Another featured a man in a wheelchair with the words “Gun Violence Doesn’t Always Kill.”

But the poster that resonated most powerfully portrayed scattered bullet shells on a bloody tile floor, and the message: “Saved Him, But He’ll Be Pissing In a Bag for the Rest of His Life … No Sex And No Kids!”

Evans, who is African-American, is aware that using sex as an incentive to curb inner-city violence may play to racial stereotypes. But with a dearth of research on preventing gun violence and a homicide rate spiking towards record levels in a number of big cities, he believes in desperate — or at least novel — measures.


Evans gathered about $30,000 in foundation grants for his research and a marketing plan. He found that anti-violence messages coming from mothers were particularly effective. So were reminders of the direct and indirect impact of gun violence on children. The possibility of life in a wheelchair really weighed on the men.
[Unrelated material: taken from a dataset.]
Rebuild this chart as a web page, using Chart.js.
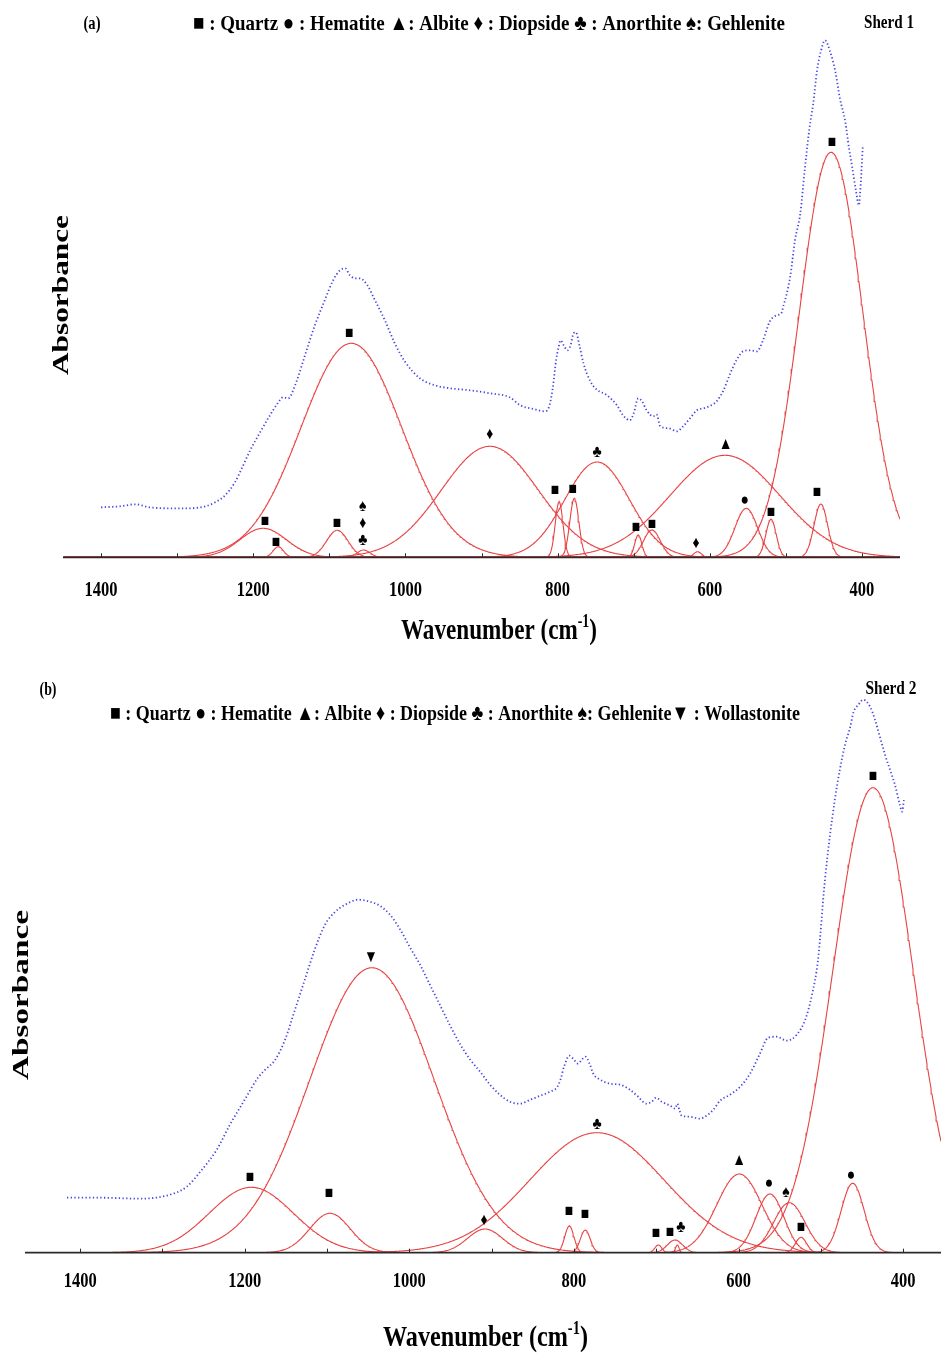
<!DOCTYPE html>
<html><head><meta charset="utf-8">
<script src="https://cdn.jsdelivr.net/npm/chart.js@4.4.1/dist/chart.umd.min.js"></script>
<style>
html,body{margin:0;padding:0;background:#fff;}
body{width:941px;height:1353px;position:relative;overflow:hidden;}
canvas{position:absolute;left:0;}
</style></head><body>
<canvas id="ca" width="941" height="655" style="top:0px"></canvas>
<canvas id="cb" width="941" height="698" style="top:655px"></canvas>
<script>
// ---------- Panel (a): Sherd 1 ----------
const spectrumWaveA = [1400,1375,1355,1336,1309,1283,1263,1250,1237,1224,1215,1204,1191,1178,1167,1161,1154,1145,1132,1119,1106,1095,1086,1079,1073,1066,1060,1050,1040,1027,1014,1000,981,961,941,915,889,863,849,830,817,811,806,802,799,796,792,787,783,779,776,771,766,757,749,735,722,714,705,700,694,689,683,674,670,665,654,643,635,626,617,604,591,582,573,565,556,547,538,530,521,512,506,503,499,494,488,481,475,469,464,459,454,448.5,442,435,429,422,417,413,408,404,401.5,399];
const spectrumAbsA = [0.50,0.51,0.53,0.50,0.49,0.49,0.51,0.55,0.62,0.75,0.89,1.07,1.25,1.42,1.55,1.60,1.59,1.72,2.02,2.32,2.57,2.77,2.87,2.89,2.82,2.79,2.79,2.72,2.57,2.37,2.14,1.95,1.79,1.72,1.69,1.67,1.64,1.60,1.52,1.48,1.46,1.51,1.71,1.97,2.09,2.17,2.12,2.07,2.12,2.24,2.25,2.11,1.94,1.76,1.68,1.62,1.52,1.42,1.37,1.44,1.59,1.56,1.47,1.41,1.43,1.31,1.29,1.26,1.31,1.39,1.47,1.50,1.56,1.67,1.84,1.97,2.06,2.07,2.06,2.17,2.36,2.42,2.44,2.52,2.63,2.82,3.17,3.44,3.89,4.29,4.54,4.87,5.06,5.17,5.06,4.86,4.59,4.36,4.09,3.91,3.67,3.52,3.75,4.10];
const peakCenterA = [1187,1167,1089.5,1055,1071,889,798,778,748,694,676,616,580,552,519.5,454,440.5];
const peakHeightA = [0.29,0.106,0.27,0.073,2.14,1.11,0.556,0.59,0.953,0.223,0.273,0.056,1.02,0.49,0.38,0.533,4.05];
const peakFwhmA   = [72,16,33,20,156,150,12,14,100,11,26,12,170,35,16,21,98];
const markerWaveA   = [1184.5,1170,1090,1056,1056,1056,1074,889,803.5,780,748,697,676,618,579,554,519.5,459,439.5];
const markerLevelA  = [0.36,0.15,0.34,0.51,0.34,0.17,2.24,1.23,0.67,0.68,1.05,0.30,0.33,0.14,1.13,0.57,0.45,0.65,4.15];
const markerSymbolA = ['■','■','■','♠','♦','♣','■','♦','■','■','♣','■','■','♦','▲','●','■','■','■'];
const legendA = '■ : Quartz ● : Hematite ▲: Albite ♦ : Diopside ♣ : Anorthite ♠: Gehlenite';

// ---------- Panel (b): Sherd 2 ----------
const spectrumWaveB = [1416,1376,1327,1287,1270.5,1254,1234,1218,1200,1184,1175,1163,1151,1139,1127,1115,1102.5,1090,1078,1062,1048,1036,1023.5,1011,999,987,975,963,951,938,926,914,902,890,878,865.5,853,841,829,820,816,812,805.5,800,795,790.5,786,781,776.5,768,756,744,732,722,712,705.5,700,693.4,683,677,674.4,672,669,659,647,639,630.6,622.5,610.4,598,586,574,564,553.6,541.5,529.3,519,510.7,503.4,495,483,470.6,464.5,460.5,454.4,448.4,440.2,434.2,430,422,416,410,404,401.3,399];
const spectrumAbsB = [0.55,0.55,0.54,0.59,0.66,0.81,1.03,1.28,1.53,1.75,1.83,1.93,2.13,2.43,2.73,3.03,3.28,3.41,3.48,3.53,3.51,3.47,3.38,3.23,3.05,2.88,2.68,2.48,2.28,2.08,1.93,1.81,1.68,1.58,1.51,1.49,1.53,1.57,1.61,1.66,1.74,1.86,1.97,1.93,1.89,1.93,1.96,1.89,1.79,1.73,1.69,1.68,1.63,1.56,1.49,1.51,1.55,1.51,1.47,1.44,1.49,1.43,1.37,1.36,1.34,1.37,1.43,1.52,1.58,1.66,1.79,1.99,2.15,2.16,2.12,2.18,2.33,2.58,2.93,3.73,4.53,5.08,5.25,5.40,5.48,5.53,5.46,5.33,5.21,4.98,4.83,4.68,4.48,4.41,4.53];
const peakCenterB = [1192,1096.4,1045.4,908,772,805.6,786.2,697.5,677.2,674.4,599,561.8,538.3,524.1,461.3,436.6];
const peakHeightB = [0.654,0.394,2.85,0.237,1.20,0.267,0.227,0.077,0.127,0.077,0.787,0.587,0.50,0.154,0.694,4.65];
const peakFwhmB   = [120,58,178,50,192,13,14,10,22,5,65,40,45,16,33,115];
const markerWaveB   = [1193.6,1097.6,1046.6,909.3,806,786.5,772,700.3,683.3,670,599.4,563,542.3,524.1,463.3,436.6];
const markerLevelB  = [0.75,0.59,2.95,0.32,0.41,0.38,1.28,0.19,0.20,0.25,0.92,0.69,0.60,0.25,0.77,4.76];
const markerSymbolB = ['■','■','▼','♦','■','■','♣','■','■','♣','▲','●','♠','■','●','■'];
const legendB = '■ : Quartz ● : Hematite ▲: Albite ♦ : Diopside ♣ : Anorthite ♠: Gehlenite▼ : Wollastonite';

// ---------- shared ----------
const tickLabels = [1400,1200,1000,800,600,400];
const minorTicks = [1400,1300,1200,1100,1000,900,800,700,600,500,400];
const FONT = "'Liberation Serif','Times New Roman',serif";
const RED = 'rgb(232,66,66)';
const BLUE = 'rgb(70,70,228)';
const HS = 0.75; // horizontal compression of the original figure's lettering

function gaussCurve(c, h, f, xmin, xmax) {
  const pts = [];
  const k = 4 * Math.LN2 / (f * f);
  for (let x = xmin; x <= xmax; x += 1) {
    pts.push({x: x, y: h * Math.exp(-k * (x - c) * (x - c))});
  }
  return pts;
}

function drawParts(ctx, parts, x, y, opt) {
  ctx.save();
  let W = 0;
  parts.forEach(p => { ctx.font = p.font; p.w = ctx.measureText(p.text).width; W += p.w; });
  const sx = opt.width ? opt.width / W : (opt.sx || 1);
  ctx.translate(x, y);
  if (opt.rotate) ctx.rotate(-Math.PI / 2);
  ctx.scale(sx, opt.sy || 1);
  ctx.textBaseline = 'middle';
  ctx.textAlign = 'left';
  ctx.fillStyle = '#000';
  let start = opt.align === 'left' ? 0 : -W / 2;
  parts.forEach(p => { ctx.font = p.font; ctx.fillText(p.text, start, p.dy || 0); start += p.w; });
  ctx.restore();
}

const annotPlugin = {
  id: 'annot',
  afterDatasetsDraw(chart, args, o) {
    const ctx = chart.ctx;
    const xs = chart.scales.x, ys = chart.scales.y;
    const ca = chart.chartArea;
    const y0 = ys.getPixelForValue(0);
    ctx.save();
    ctx.strokeStyle = '#2a2a2a';
    ctx.lineWidth = 1.8;
    ctx.beginPath(); ctx.moveTo(ca.left, y0); ctx.lineTo(ca.right, y0); ctx.stroke();
    ctx.lineWidth = 1;
    minorTicks.forEach(v => {
      const px = Math.round(xs.getPixelForValue(v)) + 0.5;
      ctx.beginPath(); ctx.moveTo(px, y0); ctx.lineTo(px, y0 - 4); ctx.stroke();
    });
    ctx.restore();
    tickLabels.forEach(v => {
      drawParts(ctx, [{text: String(v), font: 'bold 22px ' + FONT}], xs.getPixelForValue(v), o.tickY, {sx: HS});
    });
    o.mw.forEach((w, i) => {
      drawParts(ctx, [{text: o.ms[i], font: 'bold 17px ' + FONT}], xs.getPixelForValue(w), ys.getPixelForValue(o.ml[i]), {sx: 0.82});
    });
    drawParts(ctx, [
      {text: 'Wavenumber (cm', font: 'bold 30px ' + FONT},
      {text: '-1', font: 'bold 18px ' + FONT, dy: -9},
      {text: ')', font: 'bold 30px ' + FONT}
    ], o.titleX, o.titleY, {width: o.titleW});
    drawParts(ctx, [{text: 'Absorbance', font: 'bold 30px ' + FONT}], o.absX, o.absY, {width: o.absLen, sy: HS, rotate: true});
    drawParts(ctx, [{text: o.panel, font: 'bold 18px ' + FONT}], o.panelX, o.panelY, {width: o.panelW});
    drawParts(ctx, [{text: o.legend, font: 'bold 22px ' + FONT}], o.legX, o.legY, {width: o.legW, align: 'left'});
    drawParts(ctx, [{text: o.sherd, font: 'bold 19px ' + FONT}], o.sherdX, o.sherdY, {width: o.sherdW});
  }
};

function makeChart(id, cfg) {
  const datasets = [];
  cfg.pc.forEach((c, i) => {
    datasets.push({data: gaussCurve(c, cfg.ph[i], cfg.pf[i], cfg.xmin, cfg.xmax),
      borderColor: RED, borderWidth: 1.1, pointRadius: 0, fill: false, tension: 0, order: 2});
  });
  datasets.push({data: cfg.sw.map((w, i) => ({x: w, y: cfg.sa[i]})),
    borderColor: BLUE, borderWidth: 1.8, borderDash: [1.3, 2.4], pointRadius: 0, fill: false,
    tension: 0.3, cubicInterpolationMode: 'monotone', order: 1});
  return new Chart(document.getElementById(id), {
    type: 'line',
    data: {datasets},
    plugins: [annotPlugin],
    options: {
      responsive: false, animation: false, devicePixelRatio: 1,
      layout: {padding: cfg.pad},
      scales: {
        x: {type: 'linear', reverse: true, min: cfg.xmin, max: cfg.xmax, display: false},
        y: {type: 'linear', min: 0, max: cfg.ymax, display: false}
      },
      plugins: {legend: {display: false}, tooltip: {enabled: false}, annot: cfg.annot}
    }
  });
}

makeChart('ca', {
  pc: peakCenterA, ph: peakHeightA, pf: peakFwhmA, sw: spectrumWaveA, sa: spectrumAbsA,
  xmin: 350, xmax: 1450, ymax: 5.303,
  pad: {left: 63, right: 41, top: 27, bottom: 97.7},
  annot: {mw: markerWaveA, ml: markerLevelA, ms: markerSymbolA, tickY: 590,
    titleX: 499, titleY: 631, titleW: 196, absX: 62, absY: 295, absLen: 160,
    panel: '(a)', panelX: 92, panelY: 24, panelW: 17,
    legend: legendA, legX: 193, legY: 24, legW: 592,
    sherd: 'Sherd 1', sherdX: 889, sherdY: 23, sherdW: 50}
});

makeChart('cb', {
  pc: peakCenterB, ph: peakHeightB, pf: peakFwhmB, sw: spectrumWaveB, sa: spectrumAbsB,
  xmin: 354, xmax: 1467, ymax: 5.627,
  pad: {left: 25, right: 0, top: 35, bottom: 100.3},
  annot: {mw: markerWaveB, ml: markerLevelB, ms: markerSymbolB, tickY: 626.7,
    titleX: 485.5, titleY: 683, titleW: 205, absX: 22, absY: 340, absLen: 170,
    panel: '(b)', panelX: 48, panelY: 35, panelW: 17,
    legend: legendB, legX: 110, legY: 59, legW: 690,
    sherd: 'Sherd 2', sherdX: 891, sherdY: 34, sherdW: 51}
});
</script>
</body></html>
And so did the mock-up ads threatening “No Sex.”

“Around here . . . that one there would catch their attention,” said one focus group member quoted in Evans’ marketing study. “ ‘ sex, no kids,’ they would think about that for a couple of minutes. Because that’s probably all they think about is sex, money and guns.”


Other researchers question whether sex should be part of any urban anti-violence campaign. Tolulope Sonuyi, an emergency room doctor and assistant professor at Wayne State University School of Medicine, said public service announcements based on the approach was a “very lazy, passive approach to a complex and nuanced issue.”


“No one is saying only African American men would be caring about their prowess,” Evans responded. “It’s just that the audience happens to be mainly African American men.”